これらの課題を解決するために富士通が選択したのがBIG-IPである。選択理由は4点ある。

第1はマルチテナント対応。「BIG-IPは単一インスタンスで複数のルートドメインを持つことができ、これでテナントを分離できます」と高木氏。また設定情報も分離されているため、変更作業も安全に行えると指摘する。「当初はインスタンス単位での分離を検討していましたが、ルートドメイン単位での分離の方がより多くのテナントを収容できます」。

第2はiControlという、SOAP/RESTベースの汎用性の高いAPIを装備していることだ。「これを活用すればネットワーク機能設定のセルフサービス化も可能になります」と語るのは、セルフサービスポータルの開発を担当する内田 健哉氏。設定作業の負荷を軽減し、反映までの時間も短縮できると言う。

第3はBIG-IP VE(Virtual Edition)の存在だ。これを利用すればセルフサービスポータルの機能拡張等を行う際に、手軽に事前検証を行うことが可能になると内田氏は言う。

そして第4がVXLAN/NVGREゲートウェイ機能の装備。これによってオーバーレイ型のネットワーク仮想化が容易になる。

iControl には各種言語用のSDKが用意されており、DevCentral にサンプルコードもあるため、セルフサービスポータルの開発をスムーズに進められました。複数のAPI発行をトランザクションとしてまとめることができるため、ロールバックの実装も容易です

メリット

■  iControlで容易になったセルフサービスポータルの開発

富士通は2013年4月にBIG-IP VEを導入し、製品機能の検証に着手。2013年6月には導入を正式決定し、BIG-IP 4200を2台導入する。その後、BIG-IP VEによるセルフサービスポータルの開発を開始し、2013年9月までにサービス環境の構築とテストを完了。BIG-IP Advanced Firewall Manager(BIG-IP AFM)とBIG-IP Local Traffic Manager(BIG-IP LTM)の機能を、顧客自身が設定できるようにしている。

「iControlには各種言語用のSDKが用意されており、DevCentralにサンプルコードもあるため、セルフサービスポータルの開発をスムーズに進めることができました。また負荷分散などの設定変更の際には複数の作業をまとめて行い、問題が発生した場合には全ての作業をロールバック(キャンセル)する必要がありますが、iControlには複数のAPI発行をトランザクションとしてまとめることができるため、ロールバックの実装も容易です」(内田氏)

■  設定変更をリアルタイム化、富士通の作業負担も軽減

ネットワーク機能の設定をセルフサービス化したことで、設定変更の時間は大幅に短縮された。「今ではお客様がポータルで設定を行えば、リアルタイムで反映されるようになっています」と語るのは、ネットワーク設計とサービスマネジメントを担当する米岡 裕史氏。富士通側の作業負担も軽減し、サービス品質向上にもつながっていると言う。

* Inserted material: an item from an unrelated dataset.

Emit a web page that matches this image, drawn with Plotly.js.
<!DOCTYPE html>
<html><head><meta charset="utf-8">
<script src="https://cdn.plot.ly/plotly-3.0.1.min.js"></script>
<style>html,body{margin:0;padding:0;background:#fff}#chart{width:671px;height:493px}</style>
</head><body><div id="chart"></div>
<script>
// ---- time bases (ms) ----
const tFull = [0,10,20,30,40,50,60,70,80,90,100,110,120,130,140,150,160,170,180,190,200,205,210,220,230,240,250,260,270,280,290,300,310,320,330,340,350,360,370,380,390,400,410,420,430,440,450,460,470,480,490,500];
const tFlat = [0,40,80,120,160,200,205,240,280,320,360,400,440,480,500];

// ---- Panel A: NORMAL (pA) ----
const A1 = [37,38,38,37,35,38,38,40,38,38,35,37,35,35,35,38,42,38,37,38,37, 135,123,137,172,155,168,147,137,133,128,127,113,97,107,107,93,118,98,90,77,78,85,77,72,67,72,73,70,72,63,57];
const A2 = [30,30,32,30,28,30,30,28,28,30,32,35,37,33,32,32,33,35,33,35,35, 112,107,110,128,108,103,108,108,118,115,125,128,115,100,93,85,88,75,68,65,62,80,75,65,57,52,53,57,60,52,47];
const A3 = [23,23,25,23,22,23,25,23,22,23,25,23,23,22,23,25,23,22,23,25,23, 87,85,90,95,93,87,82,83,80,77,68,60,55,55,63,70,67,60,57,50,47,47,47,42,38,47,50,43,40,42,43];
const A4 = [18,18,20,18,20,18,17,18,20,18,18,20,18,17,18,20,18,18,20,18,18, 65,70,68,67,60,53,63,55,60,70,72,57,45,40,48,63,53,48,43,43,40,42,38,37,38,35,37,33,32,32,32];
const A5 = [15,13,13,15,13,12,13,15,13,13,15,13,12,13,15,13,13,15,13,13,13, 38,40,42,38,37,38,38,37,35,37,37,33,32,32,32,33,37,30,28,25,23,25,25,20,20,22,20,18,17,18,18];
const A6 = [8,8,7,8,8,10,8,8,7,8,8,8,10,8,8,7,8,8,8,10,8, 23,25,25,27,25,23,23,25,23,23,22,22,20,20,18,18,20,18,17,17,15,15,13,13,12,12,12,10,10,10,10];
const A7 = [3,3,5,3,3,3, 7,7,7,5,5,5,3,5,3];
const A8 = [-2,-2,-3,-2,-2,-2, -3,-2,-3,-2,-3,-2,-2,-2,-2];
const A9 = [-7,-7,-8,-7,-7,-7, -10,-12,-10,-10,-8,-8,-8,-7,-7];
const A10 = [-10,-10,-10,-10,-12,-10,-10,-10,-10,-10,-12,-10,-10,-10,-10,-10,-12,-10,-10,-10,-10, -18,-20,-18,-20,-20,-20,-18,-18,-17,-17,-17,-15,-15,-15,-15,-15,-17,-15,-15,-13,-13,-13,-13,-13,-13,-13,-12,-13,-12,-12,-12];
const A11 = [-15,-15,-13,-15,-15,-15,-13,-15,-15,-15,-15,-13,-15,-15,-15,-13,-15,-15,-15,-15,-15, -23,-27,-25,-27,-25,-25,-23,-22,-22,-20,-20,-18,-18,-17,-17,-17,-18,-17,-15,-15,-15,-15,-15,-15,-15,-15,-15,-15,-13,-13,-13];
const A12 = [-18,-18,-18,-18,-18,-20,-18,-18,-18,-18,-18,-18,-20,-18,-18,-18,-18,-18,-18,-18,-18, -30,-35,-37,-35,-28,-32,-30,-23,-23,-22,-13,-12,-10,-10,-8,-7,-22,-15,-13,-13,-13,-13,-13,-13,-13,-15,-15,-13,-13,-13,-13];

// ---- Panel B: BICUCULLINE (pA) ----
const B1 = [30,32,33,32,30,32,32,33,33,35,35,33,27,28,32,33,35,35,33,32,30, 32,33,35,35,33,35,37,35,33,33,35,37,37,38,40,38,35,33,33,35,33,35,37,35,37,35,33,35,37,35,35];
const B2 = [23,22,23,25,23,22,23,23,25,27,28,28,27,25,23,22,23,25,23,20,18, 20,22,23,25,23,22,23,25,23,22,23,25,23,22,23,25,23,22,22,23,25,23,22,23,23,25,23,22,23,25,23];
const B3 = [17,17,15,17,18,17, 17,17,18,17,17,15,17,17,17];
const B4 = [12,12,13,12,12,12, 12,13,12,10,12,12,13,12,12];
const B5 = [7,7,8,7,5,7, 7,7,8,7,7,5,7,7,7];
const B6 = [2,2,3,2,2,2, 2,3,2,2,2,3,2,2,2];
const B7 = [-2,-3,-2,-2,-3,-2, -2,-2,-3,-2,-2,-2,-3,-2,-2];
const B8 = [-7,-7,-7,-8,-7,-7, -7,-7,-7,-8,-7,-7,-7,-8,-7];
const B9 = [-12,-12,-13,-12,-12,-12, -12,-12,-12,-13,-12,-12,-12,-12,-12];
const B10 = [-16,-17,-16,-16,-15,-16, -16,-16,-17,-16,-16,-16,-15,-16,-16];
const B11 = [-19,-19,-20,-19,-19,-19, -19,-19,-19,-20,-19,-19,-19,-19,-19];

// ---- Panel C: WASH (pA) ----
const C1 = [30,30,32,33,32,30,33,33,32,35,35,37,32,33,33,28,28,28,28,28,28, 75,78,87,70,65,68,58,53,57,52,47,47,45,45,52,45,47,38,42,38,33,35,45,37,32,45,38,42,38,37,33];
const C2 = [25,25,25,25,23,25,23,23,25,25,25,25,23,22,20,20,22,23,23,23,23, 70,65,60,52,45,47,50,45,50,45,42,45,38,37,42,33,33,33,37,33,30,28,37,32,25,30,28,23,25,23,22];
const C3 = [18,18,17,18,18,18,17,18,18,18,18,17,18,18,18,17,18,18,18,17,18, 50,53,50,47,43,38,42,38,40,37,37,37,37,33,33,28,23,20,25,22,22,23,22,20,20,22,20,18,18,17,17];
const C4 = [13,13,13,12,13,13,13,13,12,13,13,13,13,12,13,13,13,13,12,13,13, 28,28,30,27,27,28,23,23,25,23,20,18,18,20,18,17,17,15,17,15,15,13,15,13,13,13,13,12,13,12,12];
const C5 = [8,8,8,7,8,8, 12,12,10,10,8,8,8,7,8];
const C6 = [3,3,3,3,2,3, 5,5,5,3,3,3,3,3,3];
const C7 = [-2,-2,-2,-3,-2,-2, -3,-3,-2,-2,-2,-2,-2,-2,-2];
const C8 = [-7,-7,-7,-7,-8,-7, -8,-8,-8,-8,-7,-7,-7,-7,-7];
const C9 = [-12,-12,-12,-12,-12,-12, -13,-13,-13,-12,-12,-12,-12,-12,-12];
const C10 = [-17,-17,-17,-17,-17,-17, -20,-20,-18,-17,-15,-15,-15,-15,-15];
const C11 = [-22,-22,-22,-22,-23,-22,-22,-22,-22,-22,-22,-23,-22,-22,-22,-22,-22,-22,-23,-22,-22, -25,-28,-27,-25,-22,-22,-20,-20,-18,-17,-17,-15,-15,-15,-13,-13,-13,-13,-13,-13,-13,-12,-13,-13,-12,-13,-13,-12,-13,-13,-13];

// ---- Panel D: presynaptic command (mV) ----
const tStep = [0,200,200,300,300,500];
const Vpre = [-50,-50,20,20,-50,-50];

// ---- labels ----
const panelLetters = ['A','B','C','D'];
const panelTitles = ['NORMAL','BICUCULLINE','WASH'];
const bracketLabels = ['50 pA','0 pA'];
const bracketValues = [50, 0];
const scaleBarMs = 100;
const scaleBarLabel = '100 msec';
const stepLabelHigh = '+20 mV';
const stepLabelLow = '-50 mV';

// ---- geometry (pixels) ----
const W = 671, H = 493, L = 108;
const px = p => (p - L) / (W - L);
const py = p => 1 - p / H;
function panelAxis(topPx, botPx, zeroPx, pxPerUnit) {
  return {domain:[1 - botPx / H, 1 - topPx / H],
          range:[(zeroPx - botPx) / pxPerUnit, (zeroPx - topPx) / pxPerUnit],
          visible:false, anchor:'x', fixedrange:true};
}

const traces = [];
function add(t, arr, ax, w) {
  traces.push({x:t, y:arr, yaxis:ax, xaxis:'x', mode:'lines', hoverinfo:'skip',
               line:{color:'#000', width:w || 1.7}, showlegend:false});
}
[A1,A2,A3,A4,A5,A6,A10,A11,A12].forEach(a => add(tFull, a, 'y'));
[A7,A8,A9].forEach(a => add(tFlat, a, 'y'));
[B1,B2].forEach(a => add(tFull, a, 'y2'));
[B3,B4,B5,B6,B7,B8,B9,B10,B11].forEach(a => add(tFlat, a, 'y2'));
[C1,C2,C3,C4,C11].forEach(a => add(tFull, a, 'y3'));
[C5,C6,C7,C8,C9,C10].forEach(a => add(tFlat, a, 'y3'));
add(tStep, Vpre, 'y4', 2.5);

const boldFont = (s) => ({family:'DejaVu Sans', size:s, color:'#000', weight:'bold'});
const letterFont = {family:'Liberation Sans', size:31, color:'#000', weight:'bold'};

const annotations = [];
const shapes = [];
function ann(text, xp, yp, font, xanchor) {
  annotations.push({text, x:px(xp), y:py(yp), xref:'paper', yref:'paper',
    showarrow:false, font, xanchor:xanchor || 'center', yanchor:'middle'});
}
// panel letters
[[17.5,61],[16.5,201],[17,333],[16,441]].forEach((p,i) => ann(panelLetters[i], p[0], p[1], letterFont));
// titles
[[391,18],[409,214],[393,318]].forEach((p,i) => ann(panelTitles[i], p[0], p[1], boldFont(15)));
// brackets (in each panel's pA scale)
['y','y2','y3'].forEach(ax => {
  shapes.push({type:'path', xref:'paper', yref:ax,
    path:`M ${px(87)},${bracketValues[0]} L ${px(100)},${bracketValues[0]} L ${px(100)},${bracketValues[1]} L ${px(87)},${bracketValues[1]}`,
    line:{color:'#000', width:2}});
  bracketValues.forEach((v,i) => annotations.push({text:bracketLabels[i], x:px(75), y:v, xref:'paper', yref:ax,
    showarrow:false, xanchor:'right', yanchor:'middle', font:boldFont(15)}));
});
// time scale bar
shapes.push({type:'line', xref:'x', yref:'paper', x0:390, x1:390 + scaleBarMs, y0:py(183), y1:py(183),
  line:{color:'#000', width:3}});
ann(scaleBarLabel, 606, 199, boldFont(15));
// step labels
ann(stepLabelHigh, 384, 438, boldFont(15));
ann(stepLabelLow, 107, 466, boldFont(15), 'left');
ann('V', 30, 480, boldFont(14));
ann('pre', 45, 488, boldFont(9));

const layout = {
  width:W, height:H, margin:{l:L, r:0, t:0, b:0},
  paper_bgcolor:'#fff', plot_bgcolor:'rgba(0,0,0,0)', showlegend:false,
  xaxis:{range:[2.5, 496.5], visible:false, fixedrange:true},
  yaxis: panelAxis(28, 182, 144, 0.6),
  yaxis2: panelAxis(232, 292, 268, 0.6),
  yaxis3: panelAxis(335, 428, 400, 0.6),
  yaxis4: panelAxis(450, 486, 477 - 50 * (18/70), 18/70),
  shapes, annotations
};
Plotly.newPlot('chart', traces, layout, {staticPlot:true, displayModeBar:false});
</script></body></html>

■  セキュリティも強化、将来はネットワークの仮想化も

さらに米岡氏は「ルートドメインによるテナント分離によって、セキュリティもさらに強固になりました」と指摘。ルーティングテーブルもテナント毎にわかれているため、顧客が使用するIPアドレスの制限もなくなったと言う。

今後はネットワーク仮想化対応機能の活用や、仮想マシン管理に使用しているvCenter/SCVMMとの連携も検討。より高い自由度を求める顧客へのBIG-IP VEインスタンスの提供や、Webアプリケーションファイアウォール(WAF)の導入も検討している。